Link to business objectives: Ensures resources are used efficiently and targets (profit, growth, stakeholder expectations) are met (AO1, AO2).


Summary Table of Management Functions

Function Key Activities Typical Business Objective(s) Linked
Planning • Set objectives & targets
• Forecast market & resource needs
• Develop strategies & alternatives
• Allocate resources
• Set timetables & milestones
Profit, growth, market‑share, stakeholder satisfaction
Organising • Design organisational structure
• Allocate human, financial & physical resources
• Define roles, responsibilities & authority
• Establish procedures & communication systems
Efficiency, cost‑control, rapid response to market change
Coordinating • Synchronise departmental activities
• Facilitate information flow & teamwork
• Resolve conflicts & overlaps
• Ensure correct sequencing of inter‑dependent tasks
Timely delivery, quality, customer satisfaction
Leading • Give clear instructions & guidance
• Motivate through incentives & leadership style
• Delegate authority & responsibility
• Develop staff via training & coaching
• Foster a positive culture & teamwork
Productivity, employee morale, stakeholder confidence
Controlling • Set standards & KPIs
• Measure actual performance
• Identify & analyse deviations
• Take corrective action
• Review data for future planning
Profit maximisation, cost reduction, achievement of targets

Practice Question (AO2 – Apply knowledge)
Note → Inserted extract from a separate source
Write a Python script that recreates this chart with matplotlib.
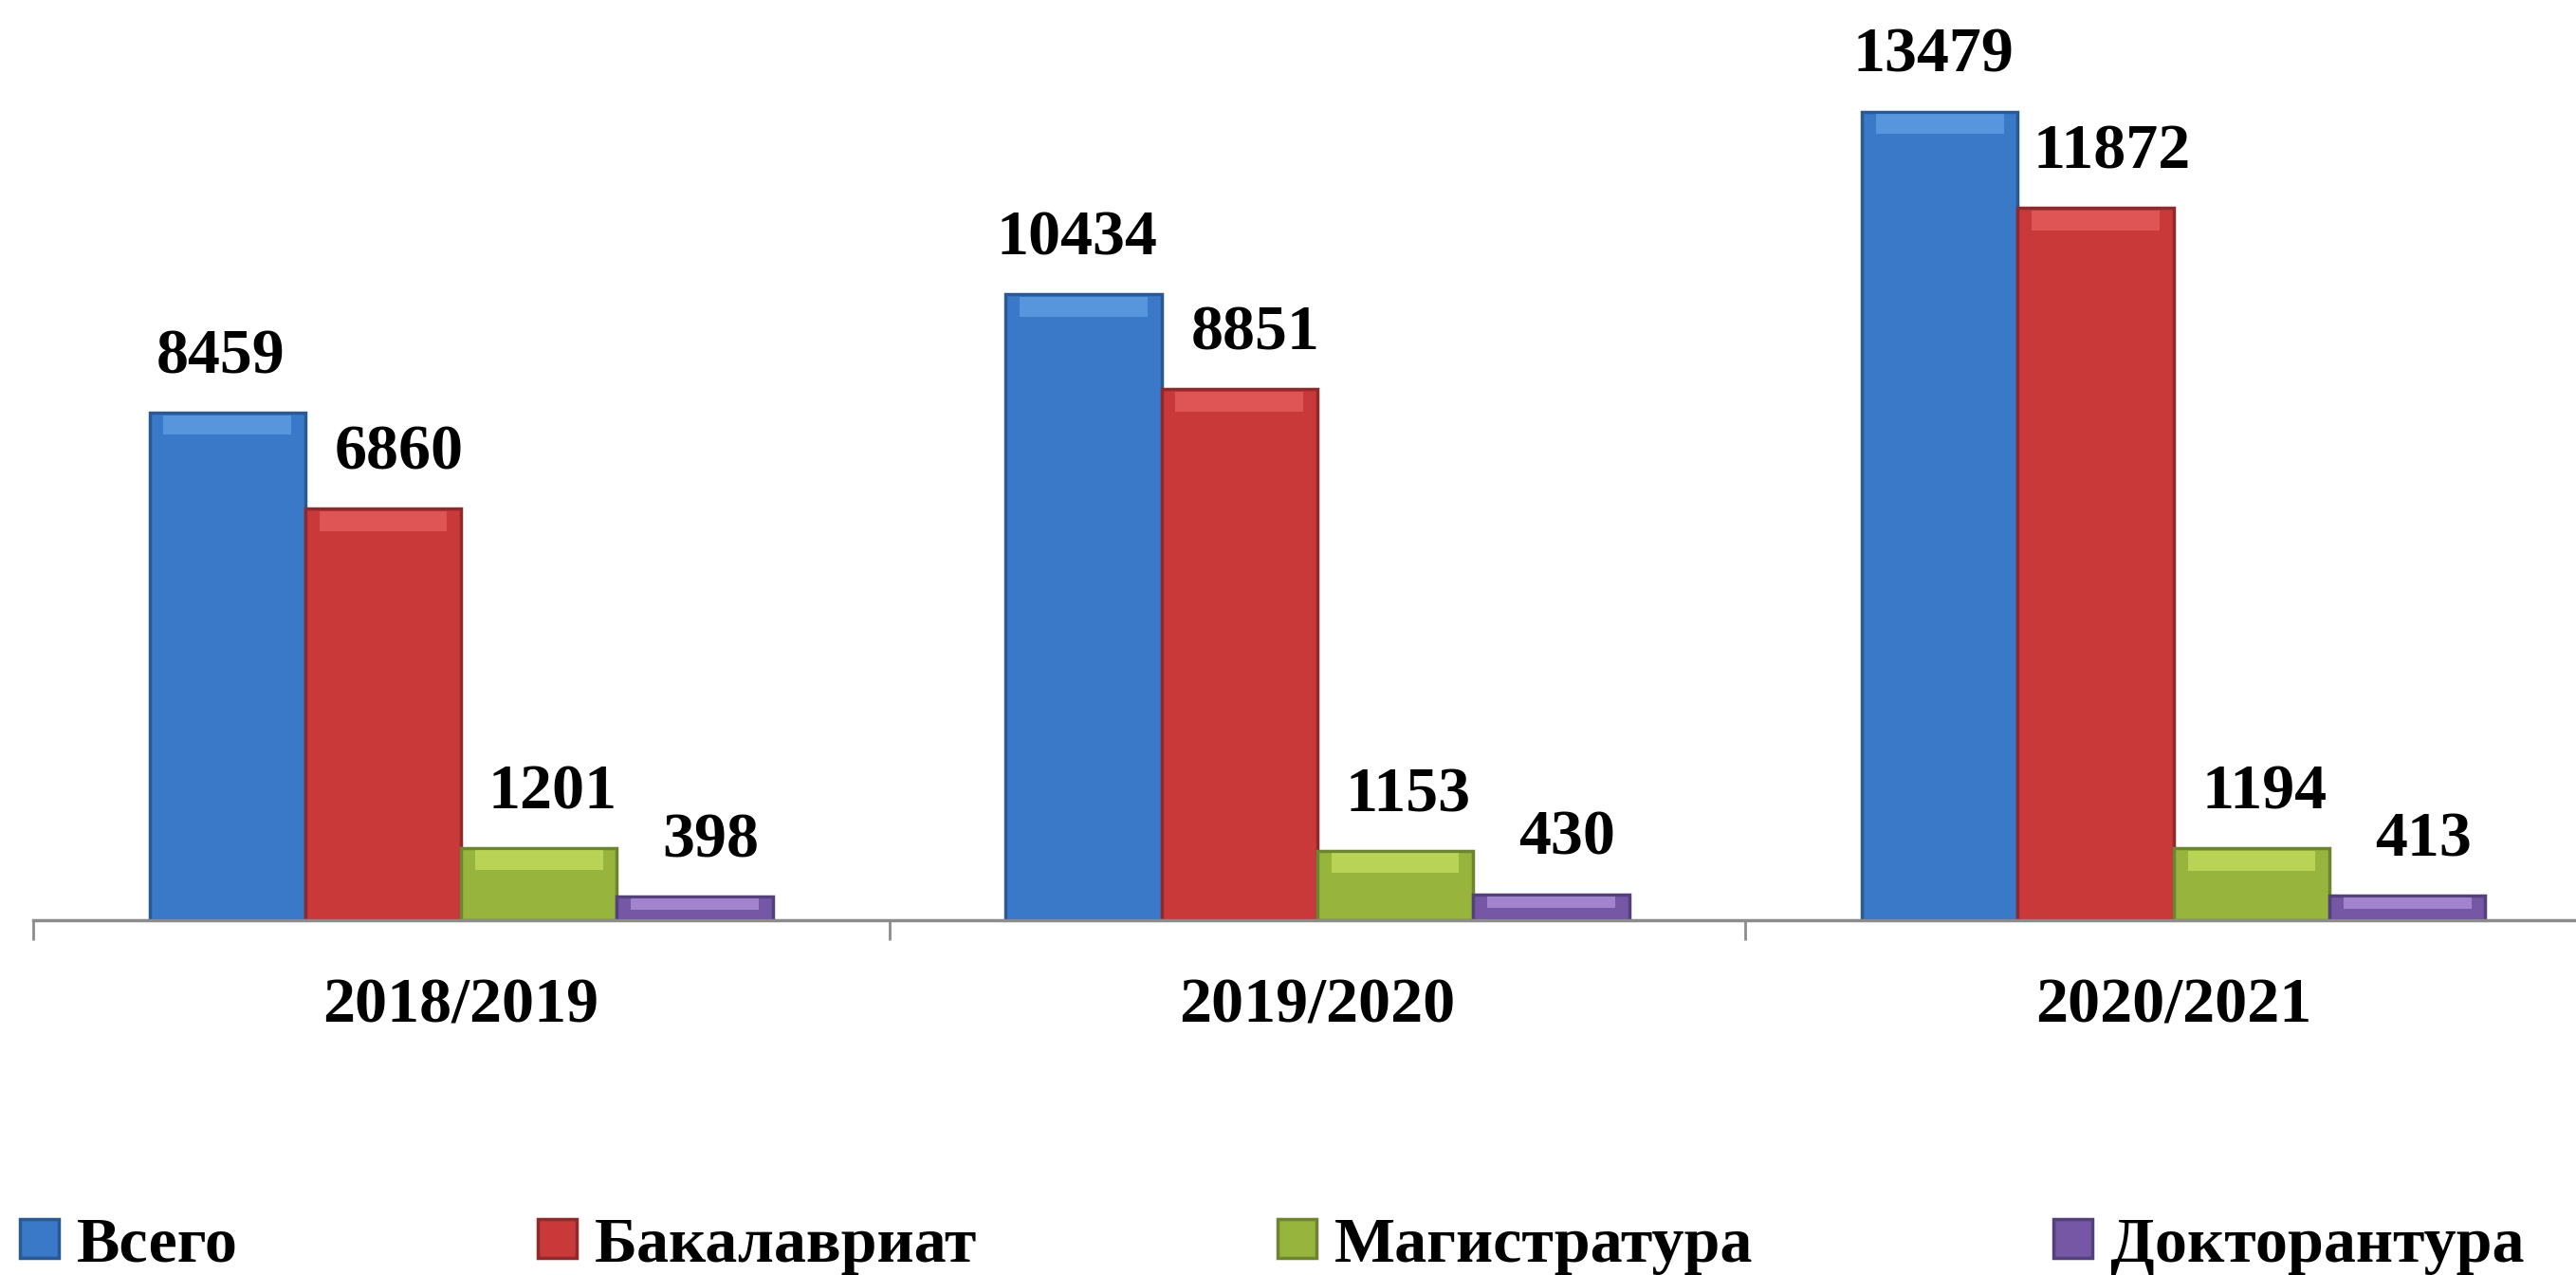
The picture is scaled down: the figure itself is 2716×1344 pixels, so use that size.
import numpy as np
import matplotlib
matplotlib.use("Agg")
import matplotlib.pyplot as plt

plt.rcParams['font.family'] = ['Liberation Serif', 'DejaVu Serif']
plt.rcParams['font.weight'] = 'bold'

years = ["2018/2019", "2019/2020", "2020/2021"]
series = ["Всего", "Бакалавриат", "Магистратура", "Докторантура"]
total = [8459, 10434, 13479]
bachelor = [6860, 8851, 11872]
master = [1201, 1153, 1194]
doctorate = [398, 430, 413]

values = [total, bachelor, master, doctorate]
face = ["#3a78c8", "#c9393a", "#97b53c", "#7657a6"]
edge = ["#2b5991", "#8e2a2c", "#6d8430", "#54407a"]
light = ["#6fb0ef", "#f26d6d", "#d4ec6a", "#c7a8ee"]
label_dx = [-5, 12, 10, 12]  # points

fig = plt.figure(figsize=(27.16, 13.44), dpi=100)
ax = fig.add_axes([0.0128, 0.2784, 0.9972, 0.7216])

x = np.arange(len(years))
w = 0.182
for i, vals in enumerate(values):
    pos = x + (i - 1.5) * w
    ax.bar(pos, vals, w, color=face[i], edgecolor=edge[i], linewidth=2.5,
           label=series[i], zorder=2)
    # glossy top band
    band = [min(330, v * 0.45) for v in vals]
    ax.bar(pos, band, w * 0.82, bottom=[v - b - 40 for v, b in zip(vals, band)],
           color=light[i], alpha=0.55, linewidth=0, zorder=3)
    for p, v in zip(pos, vals):
        ax.annotate(str(v), (p, v), xytext=(label_dx[i], 30), textcoords="offset points",
                    ha="center", va="baseline", fontsize=49, fontweight="bold", color="black")

ax.set_xlim(-0.5, 2.5)
ax.set_ylim(0, 15340)
for s in ["top", "left", "right"]:
    ax.spines[s].set_visible(False)
ax.spines["bottom"].set_color("#8c8c8c")
ax.spines["bottom"].set_linewidth(2.5)
ax.set_yticks([])
ax.set_xticks([-0.5, 0.5, 1.5, 2.5])
ax.set_xticklabels([])
ax.tick_params(axis="x", which="major", length=15, width=2, color="#8c8c8c")
ax.set_xticks(x, minor=True)
ax.set_xticklabels(years, minor=True, fontsize=49, fontweight="bold")
ax.tick_params(axis="x", which="minor", length=0, pad=44)

h = [ax.containers[0], ax.containers[2], ax.containers[4], ax.containers[6]]
fig.legend(h, series, loc="center left", bbox_to_anchor=(0.0077, 0.023), ncol=4,
           frameon=False, fontsize=49, handlelength=0.6, handleheight=0.56,
           handletextpad=0.28, columnspacing=4.65, borderaxespad=0, borderpad=0)

fig.savefig("out.png", dpi=100)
Question: A small retailer is planning to open an online store. Identify two ways in which the controlling function could help the business stay on target during the first six months of operation.

Suggested points (full marks):

  1. Set a monthly sales KPI (e.g., £40 000 per month) and compare actual sales against this target.
  2. Monitor website performance metrics (e.g., loading speed, bounce rate); if figures fall below the set standard, arrange a technical fix to avoid loss of sales.

Suggested diagram: “The Management Functions Cycle” – a circular flow showing Planning → Organising → Coordinating → Leading → Controlling, with arrows indicating the continuous nature of the process.